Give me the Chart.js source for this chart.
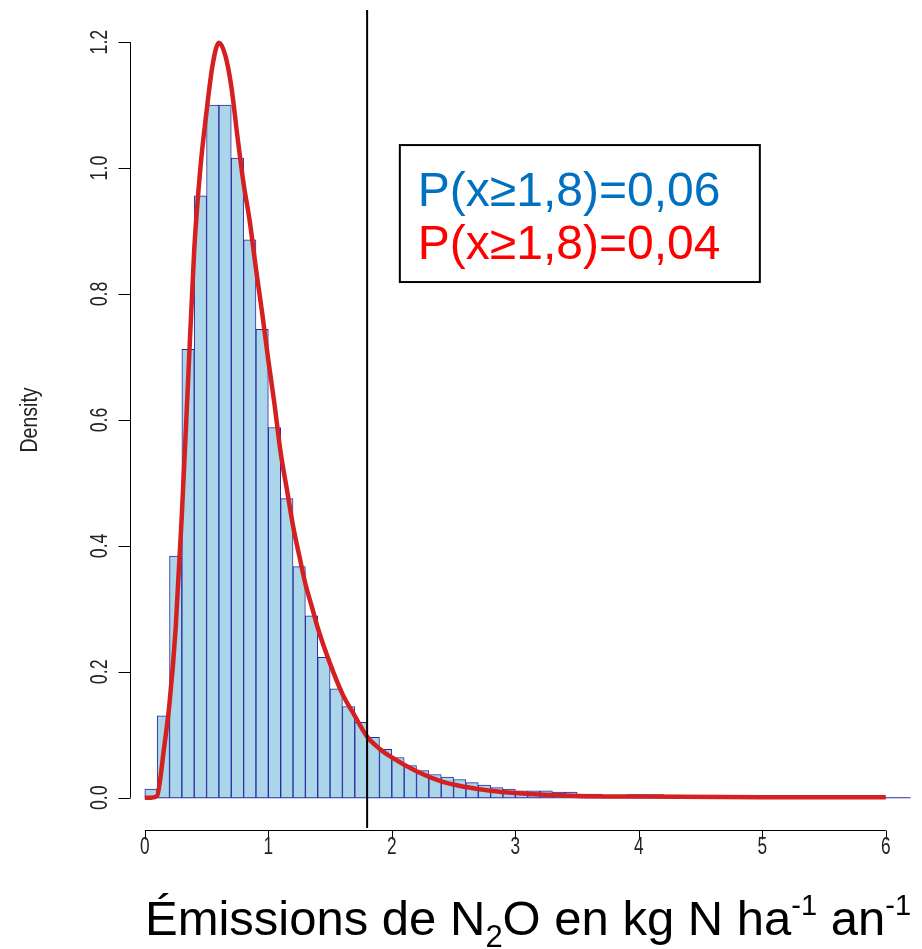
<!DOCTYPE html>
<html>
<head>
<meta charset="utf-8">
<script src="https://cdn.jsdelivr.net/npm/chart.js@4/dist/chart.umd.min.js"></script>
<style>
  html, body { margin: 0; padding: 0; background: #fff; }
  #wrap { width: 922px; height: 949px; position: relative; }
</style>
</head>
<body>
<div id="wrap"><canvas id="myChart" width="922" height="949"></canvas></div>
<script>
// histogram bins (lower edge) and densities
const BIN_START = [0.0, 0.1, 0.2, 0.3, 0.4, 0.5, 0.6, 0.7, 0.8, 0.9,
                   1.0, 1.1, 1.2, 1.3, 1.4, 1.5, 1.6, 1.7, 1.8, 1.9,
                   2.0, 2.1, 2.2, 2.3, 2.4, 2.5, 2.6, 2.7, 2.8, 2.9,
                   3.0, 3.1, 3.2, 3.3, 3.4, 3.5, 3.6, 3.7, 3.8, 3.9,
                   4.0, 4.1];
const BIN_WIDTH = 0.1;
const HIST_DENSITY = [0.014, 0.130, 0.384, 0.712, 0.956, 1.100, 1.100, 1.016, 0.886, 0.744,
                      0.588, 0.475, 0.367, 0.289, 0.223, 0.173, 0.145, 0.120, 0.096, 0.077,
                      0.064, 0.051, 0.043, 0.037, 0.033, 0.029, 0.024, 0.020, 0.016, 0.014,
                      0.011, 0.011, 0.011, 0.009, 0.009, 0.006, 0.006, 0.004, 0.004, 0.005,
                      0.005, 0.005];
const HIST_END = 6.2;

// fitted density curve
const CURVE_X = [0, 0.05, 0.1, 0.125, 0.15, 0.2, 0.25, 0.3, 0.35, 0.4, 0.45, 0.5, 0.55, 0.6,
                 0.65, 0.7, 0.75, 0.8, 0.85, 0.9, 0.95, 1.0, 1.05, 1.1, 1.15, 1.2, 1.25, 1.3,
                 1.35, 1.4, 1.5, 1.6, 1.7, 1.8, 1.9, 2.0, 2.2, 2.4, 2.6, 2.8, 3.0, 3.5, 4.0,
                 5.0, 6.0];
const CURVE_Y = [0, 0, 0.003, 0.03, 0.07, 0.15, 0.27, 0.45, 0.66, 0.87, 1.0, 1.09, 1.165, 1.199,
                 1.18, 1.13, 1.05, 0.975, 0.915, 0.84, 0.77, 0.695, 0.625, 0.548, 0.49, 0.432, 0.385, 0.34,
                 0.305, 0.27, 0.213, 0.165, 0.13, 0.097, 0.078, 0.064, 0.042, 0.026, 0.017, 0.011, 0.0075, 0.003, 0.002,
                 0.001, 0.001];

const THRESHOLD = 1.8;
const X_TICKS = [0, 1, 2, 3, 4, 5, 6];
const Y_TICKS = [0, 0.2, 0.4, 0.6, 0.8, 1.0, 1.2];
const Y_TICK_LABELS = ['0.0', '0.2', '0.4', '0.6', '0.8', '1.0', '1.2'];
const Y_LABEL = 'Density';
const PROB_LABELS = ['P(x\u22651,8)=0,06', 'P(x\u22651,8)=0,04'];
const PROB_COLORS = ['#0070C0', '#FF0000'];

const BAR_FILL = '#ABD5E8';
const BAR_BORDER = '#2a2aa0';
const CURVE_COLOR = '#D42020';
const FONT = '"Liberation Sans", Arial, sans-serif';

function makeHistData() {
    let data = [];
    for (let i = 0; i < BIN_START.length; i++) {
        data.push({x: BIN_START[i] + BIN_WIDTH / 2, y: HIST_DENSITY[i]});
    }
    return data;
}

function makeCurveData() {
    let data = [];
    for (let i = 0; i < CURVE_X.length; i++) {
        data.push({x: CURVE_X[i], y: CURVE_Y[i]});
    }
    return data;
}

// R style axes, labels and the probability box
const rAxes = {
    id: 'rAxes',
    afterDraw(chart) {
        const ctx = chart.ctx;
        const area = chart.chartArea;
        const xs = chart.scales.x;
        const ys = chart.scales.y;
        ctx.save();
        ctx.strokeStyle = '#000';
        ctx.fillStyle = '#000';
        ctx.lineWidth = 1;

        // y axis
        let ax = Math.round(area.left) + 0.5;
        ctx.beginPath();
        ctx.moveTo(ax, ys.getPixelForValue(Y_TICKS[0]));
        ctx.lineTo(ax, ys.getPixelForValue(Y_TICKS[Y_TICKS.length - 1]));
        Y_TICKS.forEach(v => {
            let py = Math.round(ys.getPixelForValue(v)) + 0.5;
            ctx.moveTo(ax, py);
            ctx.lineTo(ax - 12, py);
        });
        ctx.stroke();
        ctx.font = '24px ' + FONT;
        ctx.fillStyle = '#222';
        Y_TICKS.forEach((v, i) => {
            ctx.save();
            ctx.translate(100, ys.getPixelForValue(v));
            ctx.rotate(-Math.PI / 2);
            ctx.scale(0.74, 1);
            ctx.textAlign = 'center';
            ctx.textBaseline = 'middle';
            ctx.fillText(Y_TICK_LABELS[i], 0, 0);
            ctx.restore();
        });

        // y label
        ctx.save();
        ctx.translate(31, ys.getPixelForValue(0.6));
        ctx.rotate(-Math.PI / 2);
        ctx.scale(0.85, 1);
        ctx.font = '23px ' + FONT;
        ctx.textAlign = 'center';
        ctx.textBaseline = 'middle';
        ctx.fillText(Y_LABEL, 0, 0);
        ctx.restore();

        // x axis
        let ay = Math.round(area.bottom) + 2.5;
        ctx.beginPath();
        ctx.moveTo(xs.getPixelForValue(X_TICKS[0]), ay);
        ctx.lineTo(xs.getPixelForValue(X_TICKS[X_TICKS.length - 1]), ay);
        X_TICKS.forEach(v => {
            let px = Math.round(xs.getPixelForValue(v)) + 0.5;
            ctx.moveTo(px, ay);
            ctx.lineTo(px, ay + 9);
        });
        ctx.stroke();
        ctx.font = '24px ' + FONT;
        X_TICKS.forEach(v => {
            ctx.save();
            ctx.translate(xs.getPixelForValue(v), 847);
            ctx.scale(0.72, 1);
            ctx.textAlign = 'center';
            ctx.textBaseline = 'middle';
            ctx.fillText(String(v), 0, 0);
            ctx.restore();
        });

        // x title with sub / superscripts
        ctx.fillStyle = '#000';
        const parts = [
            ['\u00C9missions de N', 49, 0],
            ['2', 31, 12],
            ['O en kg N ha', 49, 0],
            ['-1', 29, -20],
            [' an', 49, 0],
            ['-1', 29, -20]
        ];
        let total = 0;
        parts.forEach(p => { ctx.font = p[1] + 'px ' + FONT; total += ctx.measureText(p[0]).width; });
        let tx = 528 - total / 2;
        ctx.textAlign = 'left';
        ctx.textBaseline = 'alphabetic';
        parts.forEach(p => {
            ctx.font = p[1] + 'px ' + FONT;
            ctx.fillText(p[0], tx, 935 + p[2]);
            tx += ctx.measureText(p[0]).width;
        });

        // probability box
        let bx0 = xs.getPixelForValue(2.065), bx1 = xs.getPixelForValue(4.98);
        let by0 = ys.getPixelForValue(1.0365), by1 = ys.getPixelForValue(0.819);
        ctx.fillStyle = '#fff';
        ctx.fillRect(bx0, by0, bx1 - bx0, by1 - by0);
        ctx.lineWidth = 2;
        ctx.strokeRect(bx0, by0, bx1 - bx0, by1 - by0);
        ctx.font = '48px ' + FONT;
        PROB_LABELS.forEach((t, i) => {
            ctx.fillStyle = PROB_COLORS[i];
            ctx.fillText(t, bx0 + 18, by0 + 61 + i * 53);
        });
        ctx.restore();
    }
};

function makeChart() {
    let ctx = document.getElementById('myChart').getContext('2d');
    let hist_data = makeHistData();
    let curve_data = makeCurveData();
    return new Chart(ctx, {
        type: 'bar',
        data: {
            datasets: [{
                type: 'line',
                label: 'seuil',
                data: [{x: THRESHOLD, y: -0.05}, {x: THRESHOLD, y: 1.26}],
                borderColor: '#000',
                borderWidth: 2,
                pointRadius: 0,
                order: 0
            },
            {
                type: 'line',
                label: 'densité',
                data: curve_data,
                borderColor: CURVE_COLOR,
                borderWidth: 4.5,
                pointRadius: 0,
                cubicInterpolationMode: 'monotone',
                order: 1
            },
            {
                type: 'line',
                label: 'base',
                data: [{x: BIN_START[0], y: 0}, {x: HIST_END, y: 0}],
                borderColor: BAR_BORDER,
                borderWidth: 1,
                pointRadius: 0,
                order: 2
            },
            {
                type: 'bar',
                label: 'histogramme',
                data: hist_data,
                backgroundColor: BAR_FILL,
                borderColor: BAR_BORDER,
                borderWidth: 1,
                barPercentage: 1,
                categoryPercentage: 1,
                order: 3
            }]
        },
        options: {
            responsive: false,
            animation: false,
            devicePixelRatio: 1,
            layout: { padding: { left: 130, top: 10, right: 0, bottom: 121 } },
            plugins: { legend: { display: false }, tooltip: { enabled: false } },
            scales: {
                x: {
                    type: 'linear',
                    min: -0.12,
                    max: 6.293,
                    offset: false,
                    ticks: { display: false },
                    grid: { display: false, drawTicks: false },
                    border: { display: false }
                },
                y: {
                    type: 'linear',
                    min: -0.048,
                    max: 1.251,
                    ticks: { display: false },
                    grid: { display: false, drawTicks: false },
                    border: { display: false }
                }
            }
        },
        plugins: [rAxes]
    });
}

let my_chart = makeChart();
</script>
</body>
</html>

* * * * * * *

**Direction:**
Copy exactly the lines running from the beginning of the listing through the line that has "const HIST_END = 6.2;". Drop the pictures.

**Response to this task:**
Give me the Chart.js source for this chart.
<!DOCTYPE html>
<html>
<head>
<meta charset="utf-8">
<script src="https://cdn.jsdelivr.net/npm/chart.js@4/dist/chart.umd.min.js"></script>
<style>
  html, body { margin: 0; padding: 0; background: #fff; }
  #wrap { width: 922px; height: 949px; position: relative; }
</style>
</head>
<body>
<div id="wrap"><canvas id="myChart" width="922" height="949"></canvas></div>
<script>
// histogram bins (lower edge) and densities
const BIN_START = [0.0, 0.1, 0.2, 0.3, 0.4, 0.5, 0.6, 0.7, 0.8, 0.9,
                   1.0, 1.1, 1.2, 1.3, 1.4, 1.5, 1.6, 1.7, 1.8, 1.9,
                   2.0, 2.1, 2.2, 2.3, 2.4, 2.5, 2.6, 2.7, 2.8, 2.9,
                   3.0, 3.1, 3.2, 3.3, 3.4, 3.5, 3.6, 3.7, 3.8, 3.9,
                   4.0, 4.1];
const BIN_WIDTH = 0.1;
const HIST_DENSITY = [0.014, 0.130, 0.384, 0.712, 0.956, 1.100, 1.100, 1.016, 0.886, 0.744,
                      0.588, 0.475, 0.367, 0.289, 0.223, 0.173, 0.145, 0.120, 0.096, 0.077,
                      0.064, 0.051, 0.043, 0.037, 0.033, 0.029, 0.024, 0.020, 0.016, 0.014,
                      0.011, 0.011, 0.011, 0.009, 0.009, 0.006, 0.006, 0.004, 0.004, 0.005,
                      0.005, 0.005];
const HIST_END = 6.2;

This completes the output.